A música de Gotye sofre de um mal moderno: a homogeneidade das músicas pop. Na semana passada, a semelhança entre as músicas pop feitas hoje foi constatada em uma pesquisa científica conduzida na Espanha. Os pesquisadores compararam um enorme arquivo de canções populares feitas entre 1955 e 2010, e com o auxílio de algoritmos, descobriram que as canções pop se tornaram mais barulhentas e mais insípidas em termos de acordes, melodias e timbres. Sem desmerecer os cientistas, na verdade, eles só comprovaram o que qualquer pessoa percebe ao ligar o rádio hoje em dia.
Nada se cria – Há também aqueles que derrapam na ética na hora de samplear, caso da banda Coldplay, que já foi acusada de plágio dezenas de vezes, abalando sua credibilidade já debilitada pela fraca qualidade musical recente. O episódio mais famoso é o do célebre guitarrista Joe Satriani, que acusou o grupo de roubar “trechos significantes” da música If I Could Fly, de 2004, e colocá-los em Viva la Vida, de 2008. Na época, as partes chegaram a um acordo, cujos termos nunca foram revelados.
É claro que copiar a música dos outros não é uma prática nova. Histórias famosas de plágio datam dos anos 1960, e muitos “roubos” já foram cometidos por bandas famosas e importantes como os Beatles, os Beach Boys e o Led Zeppelin. São inúmeros os episódios de músicos que acabaram recebendo crédito de coautoria em canções que não escreveram, mas “inspiraram”. E tantos outros os casos de acusações infundadas, que não deram em nada. Mas, afinal, o que é considerado plágio? Essa resposta varia de acordo com a lei de cada país.
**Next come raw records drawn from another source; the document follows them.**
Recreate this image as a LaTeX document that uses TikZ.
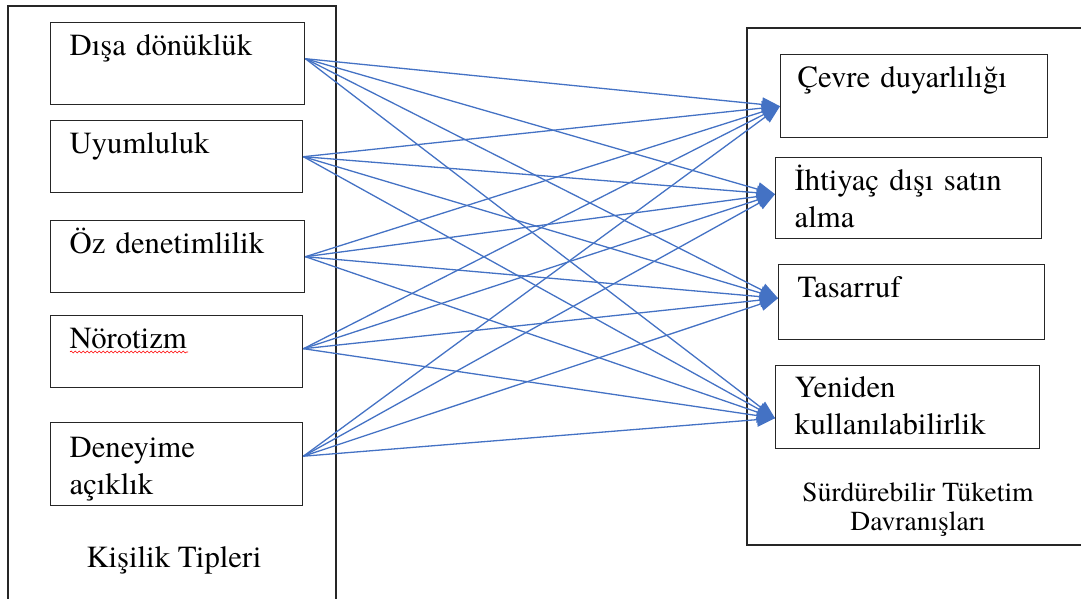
\documentclass[tikz,border=0pt]{standalone}
\usepackage{fontspec}
\setmainfont{texgyretermes-regular.otf}
\usetikzlibrary{arrows.meta,decorations.pathmorphing}
\definecolor{linkblue}{HTML}{4472C4}

\tikzset{
	kbox/.style={draw=black!85, line width=1.4pt, anchor=north west, inner xsep=19pt, inner ysep=0pt,
		align=left, text height=33pt, font=\fontsize{30.7}{36.5}\selectfont},
	groupbox/.style={draw=black!85, line width=1.4pt},
	link/.style={draw=linkblue, line width=1.3pt, -{Triangle[length=18pt,width=14pt]}},
}

\begin{document}
\begin{tikzpicture}[x=1pt,y=-1pt]
				\useasboundingbox (0,0) rectangle (1081,598);
				\clip (0,0) rectangle (1081,598);

				\draw[groupbox] (8,6) rectangle (336,640);
				\draw[groupbox] (747,28) rectangle (1120,545);

				\draw (50,22) node[kbox, text width=216pt, text depth=49pt] (disa) {Dışa dönüklük};
				\draw (50,120) node[kbox, text width=214pt, text depth=39pt] (uyum) {Uyumluluk};
				\draw (50,220) node[kbox, text width=216pt, text depth=39pt] (oz) {Öz denetimlilik};
				\draw (50,315) node[kbox, text width=214pt, text depth=39pt] (noro) {Nörotizm};
				\draw (50,422) node[kbox, text width=214pt, text depth=48pt, text height=35pt] (deney) {Deneyime\\açıklık};
				\draw (83,567) node[anchor=base west, font=\fontsize{30.7}{36.5}\selectfont] (kisilik) {Kişilik Tipleri};

				\draw (780,54) node[kbox, inner xsep=17pt, text width=233pt, text depth=50pt] (cevre) {Çevre duyarlılığı};
				\draw (775,157) node[kbox, text width=228pt, text depth=48pt] (ihtiyac) {İhtiyaç dışı satın\\alma};
				\draw (778,264) node[kbox, text width=228pt, text depth=42pt] (tasarruf) {Tasarruf};
				\draw (775,365) node[kbox, text width=226pt, text depth=51pt, text height=32pt] (yeniden) {Yeniden\\kullanılabilirlik};
				\draw (918,530) node[anchor=base, align=center, font=\fontsize{27.5}{28.5}\selectfont] (surdur) {Sürdürebilir Tüketim\\Davranışları};

				% spell-check line under Nörotizm
				\draw[red, line width=0.6pt, decorate, decoration={snake, amplitude=1pt, segment length=4pt}]
				(70,352) -- (188,352);

				\coordinate (disa-out) at ([yshift=5pt]disa.east);
				\coordinate (uyum-out) at (uyum.east);
				\coordinate (oz-out) at (oz.east);
				\coordinate (noro-out) at ([yshift=3pt]noro.east);
				\coordinate (deney-out) at ([yshift=8pt]deney.east);
				\coordinate (cevre-in) at ([yshift=-10pt]cevre.west);
				\coordinate (ihtiyac-in) at ([yshift=4pt]ihtiyac.west);
				\coordinate (tasarruf-in) at ([yshift=4pt]tasarruf.west);
				\coordinate (yeniden-in) at ([yshift=-11pt]yeniden.west);

				\path[every edge/.style={link}]
				(disa-out) edge (cevre-in)
				(disa-out) edge (ihtiyac-in)
				(disa-out) edge (tasarruf-in)
				(disa-out) edge (yeniden-in)
				(uyum-out) edge (cevre-in)
				(uyum-out) edge (ihtiyac-in)
				(uyum-out) edge (tasarruf-in)
				(uyum-out) edge (yeniden-in)
				(oz-out) edge (cevre-in)
				(oz-out) edge (ihtiyac-in)
				(oz-out) edge (tasarruf-in)
				(oz-out) edge (yeniden-in)
				(noro-out) edge (cevre-in)
				(noro-out) edge (ihtiyac-in)
				(noro-out) edge (tasarruf-in)
				(noro-out) edge (yeniden-in)
				(deney-out) edge (cevre-in)
				(deney-out) edge (ihtiyac-in)
				(deney-out) edge (tasarruf-in)
				(deney-out) edge (yeniden-in)
				;
			\end{tikzpicture}
\end{document}
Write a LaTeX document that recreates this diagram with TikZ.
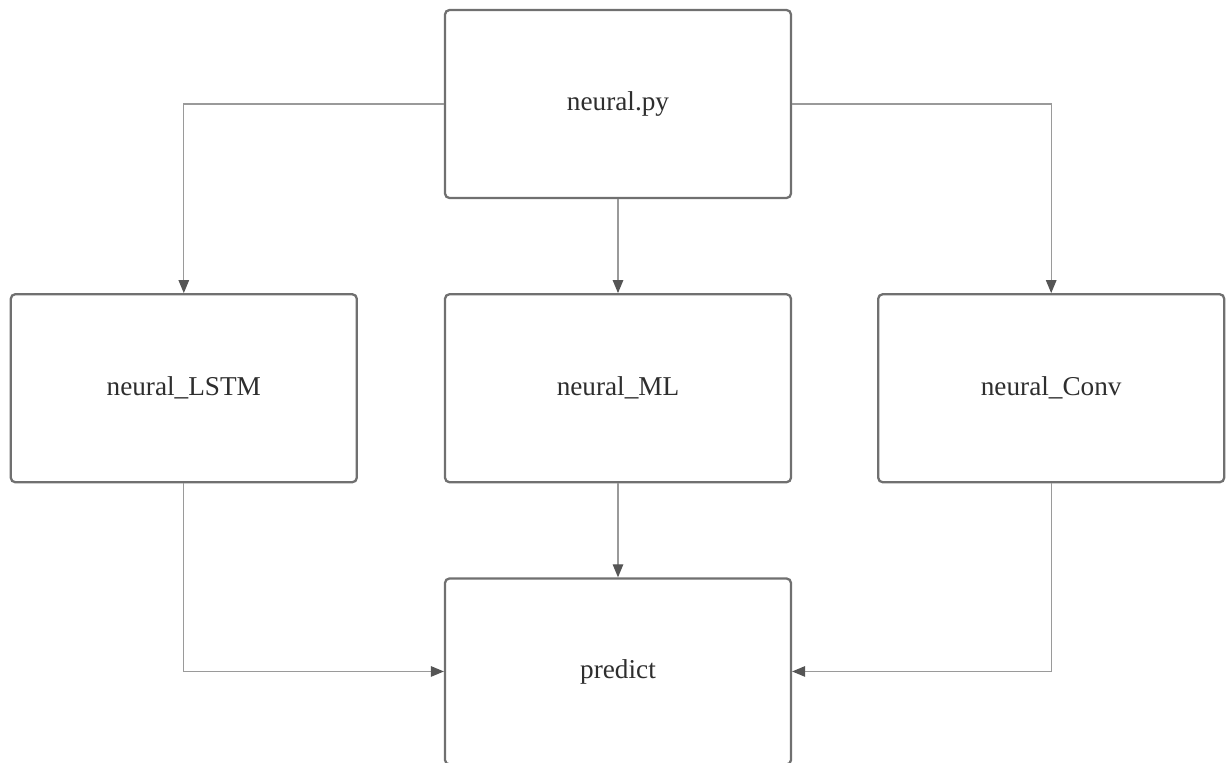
\documentclass[tikz,border=0pt]{standalone}
\usepackage{fontspec}
\setmainfont{Liberation Serif}
\usetikzlibrary{positioning,arrows.meta}
\definecolor{boxline}{HTML}{707070}
\definecolor{connline}{HTML}{9A9A9A}
\definecolor{tipgrey}{HTML}{555555}
\definecolor{textgrey}{HTML}{2E2E2E}
\begin{document}
\begin{tikzpicture}[x=0.02cm, y=-0.02cm,
  module/.style={draw=boxline, line width=1.3pt, rounded corners=2.5pt, fill=white,
    minimum width=6.92cm, minimum height=3.76cm, text=textgrey,
    font=\fontsize{15.5}{19}\selectfont},
  conn/.style={draw=connline, line width=0.7pt,
    -{Triangle[length=2.6mm, width=2.1mm, color=tipgrey]}}]
\useasboundingbox (0,0) rectangle (1228,762);
% modules
\node[module] (py) at (618,104) {neural.py};
\node[module, below=1.88cm of py] (ml) {neural\_ML};
\node[module, left=1.72cm of ml] (lstm) {neural\_LSTM};
\node[module, right=1.70cm of ml] (conv) {neural\_Conv};
\node[module, below=1.88cm of ml, minimum height=3.72cm] (predict) {predict};
% connectors
\draw[conn] (py.west) -| (lstm.north);
\draw[conn] (py.east) -| (conv.north);
\draw[conn] (py.south) -- (ml.north);
\draw[conn] (ml.south) -- (predict.north);
\draw[conn] (lstm.south) |- (predict.west);
\draw[conn] (conv.south) |- (predict.east);
\end{tikzpicture}
\end{document}
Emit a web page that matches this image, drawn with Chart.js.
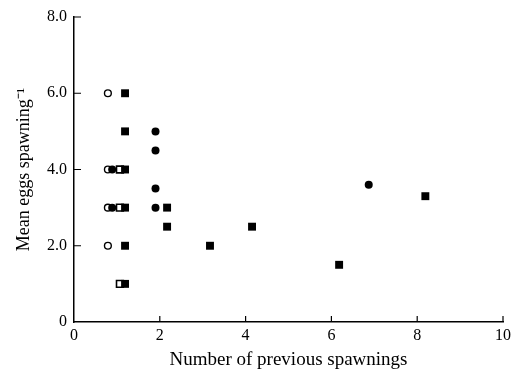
<!DOCTYPE html>
<html>
<head>
<meta charset="utf-8">
<script src="https://cdn.jsdelivr.net/npm/chart.js@4"></script>
<style>
  html, body { margin: 0; padding: 0; background: #fff; }
</style>
</head>
<body>
<canvas id="chart" width="517" height="373"></canvas>
<script>
// number of previous spawnings (x) / mean eggs per spawning (y)
const openCircleX = [0.79, 0.79, 0.79, 0.79];
const openCircleY = [6.0, 4.0, 3.0, 2.0];

const filledCircleX = [0.89, 0.89, 1.9, 1.9, 1.9, 1.9, 6.87];
const filledCircleY = [4.0, 3.0, 5.0, 4.5, 3.5, 3.0, 3.6];

const openSquareX = [1.07, 1.07, 1.07];
const openSquareY = [4.0, 3.0, 1.0];

const filledSquareX = [1.19, 1.19, 1.19, 1.19, 1.19, 1.19, 2.17, 2.17, 3.17, 4.15, 6.18, 8.19];
const filledSquareY = [6.0, 5.0, 4.0, 3.0, 2.0, 1.0, 3.0, 2.5, 2.0, 2.5, 1.5, 3.3];

const xTicks = [0, 2, 4, 6, 8, 10];
const yTicks = [0, 2, 4, 6, 8];

const serif = "'Liberation Serif', 'Times New Roman', serif";

const toPoints = (xs, ys) => xs.map((x, i) => ({ x: x, y: ys[i] }));

// tick marks pointing into the plot
const innerTicks = {
  id: "innerTicks",
  afterDraw(chart) {
    const { ctx, scales } = chart;
    const x = scales.x;
    const y = scales.y;
    ctx.save();
    ctx.strokeStyle = "#000";
    ctx.lineWidth = 1.2;
    ctx.beginPath();
    xTicks.slice(1).forEach((v) => {
      const px = x.getPixelForValue(v);
      ctx.moveTo(px, x.top);
      ctx.lineTo(px, x.top - 6);
    });
    yTicks.slice(1).forEach((v) => {
      const py = y.getPixelForValue(v);
      ctx.moveTo(y.right, py);
      ctx.lineTo(y.right + 7, py);
    });
    ctx.stroke();
    ctx.restore();
  },
};

const ctx = document.getElementById("chart").getContext("2d");

new Chart(ctx, {
  type: "scatter",
  data: {
    datasets: [
      {
        label: "filled circles",
        data: toPoints(filledCircleX, filledCircleY),
        pointStyle: "circle",
        radius: 4,
        backgroundColor: "#000",
        borderColor: "#000",
        borderWidth: 0,
      },
      {
        label: "open circles",
        data: toPoints(openCircleX, openCircleY),
        pointStyle: "circle",
        radius: 3.4,
        backgroundColor: "#fff",
        borderColor: "#000",
        borderWidth: 1.4,
      },
      {
        label: "filled squares",
        data: toPoints(filledSquareX, filledSquareY),
        pointStyle: "rect",
        radius: 5.6,
        backgroundColor: "#000",
        borderColor: "#000",
        borderWidth: 0,
      },
      {
        label: "open squares",
        data: toPoints(openSquareX, openSquareY),
        pointStyle: "rect",
        radius: 4.8,
        backgroundColor: "#fff",
        borderColor: "#000",
        borderWidth: 1.6,
      },
    ],
  },
  options: {
    responsive: false,
    animation: false,
    layout: { padding: { top: 17, right: 14, left: 0, bottom: 0 } },
    plugins: {
      legend: { display: false },
      tooltip: { enabled: false },
    },
    elements: { point: { hoverRadius: 4 } },
    scales: {
      x: {
        type: "linear",
        min: 0,
        max: 10,
        afterFit: (s) => { s.height = 51; },
        afterBuildTicks: (s) => { s.ticks = xTicks.map((v) => ({ value: v })); },
        grid: { display: false, drawTicks: false },
        border: { display: true, color: "#000", width: 1.5 },
        ticks: {
          color: "#000",
          padding: 4,
          maxRotation: 0,
          font: { family: serif, size: 16 },
          callback: (v) => String(v),
        },
        title: {
          display: true,
          text: "Number of previous spawnings",
          color: "#000",
          font: { family: serif, size: 19 },
          padding: { top: 0, bottom: 2 },
        },
      },
      y: {
        type: "linear",
        min: 0,
        max: 8,
        afterFit: (s) => { s.width = 74; },
        afterBuildTicks: (s) => { s.ticks = yTicks.map((v) => ({ value: v })); },
        grid: { display: false, drawTicks: false },
        border: { display: true, color: "#000", width: 1.5 },
        ticks: {
          color: "#000",
          padding: 7,
          font: { family: serif, size: 16 },
          callback: (v) => (v === 0 ? "0" : v.toFixed(1)),
        },
        title: {
          display: true,
          text: "Mean eggs spawning\u207B\u00B9",
          color: "#000",
          font: { family: serif, size: 18 },
          padding: { top: 13, bottom: 0 },
        },
      },
    },
  },
  plugins: [innerTicks],
});
</script>
</body>
</html>
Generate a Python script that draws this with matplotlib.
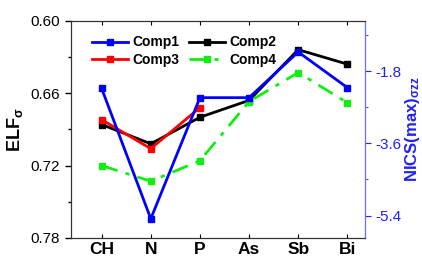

No entanto, a definição mais aceita é a que prega a lei americana (e também a brasileira): quando a cópia é substancial e de fácil reconhecimento, e feita sem a autorização do autor, é considerada plágio.
Em um dos casos mais famosos de violação de direitos autorais, o produtor americano Danger Mouse criou o disco Grey Album com trechos a capella – sem instrumentos – do Black Album, do rapper Jay-Z, para fazer um mashup (mistura) com o White Album, dos Beatles. Apesar dos esforços da gravadora EMI para tentar barrar a distribuição do disco, vários sites o disponibilizaram para download gratuito no mesmo dia, em uma forma de protesto para que o uso de samples fosse legalizado. Mais de 100.000 pessoas baixaram o álbum, e até Jay-Z e Paul McCartney acabaram concordando que Danger Mouse havia feito um ótimo trabalho. “Peguem leve, rapazes. É uma homenagem”, disse Macca. Até hoje, o caso é citado como um divisor de águas, pois ajudou a mudar a percepção das pessoas em relação ao uso de material protegido por direitos autorais.
O que os músicos do hip-hop já sabiam desde a década de 1980, quando foram lançados discos excelentes baseados em samples, como 3 Feet High and Rising, do trio De La Soul, e Paul's Boutique, dos Beastie Boys, ambos de 1989, os outros gêneros descobrem agora. Samplear não precisa ser regra, mas pode ser, sim, um caminho frutífero para a criatividade.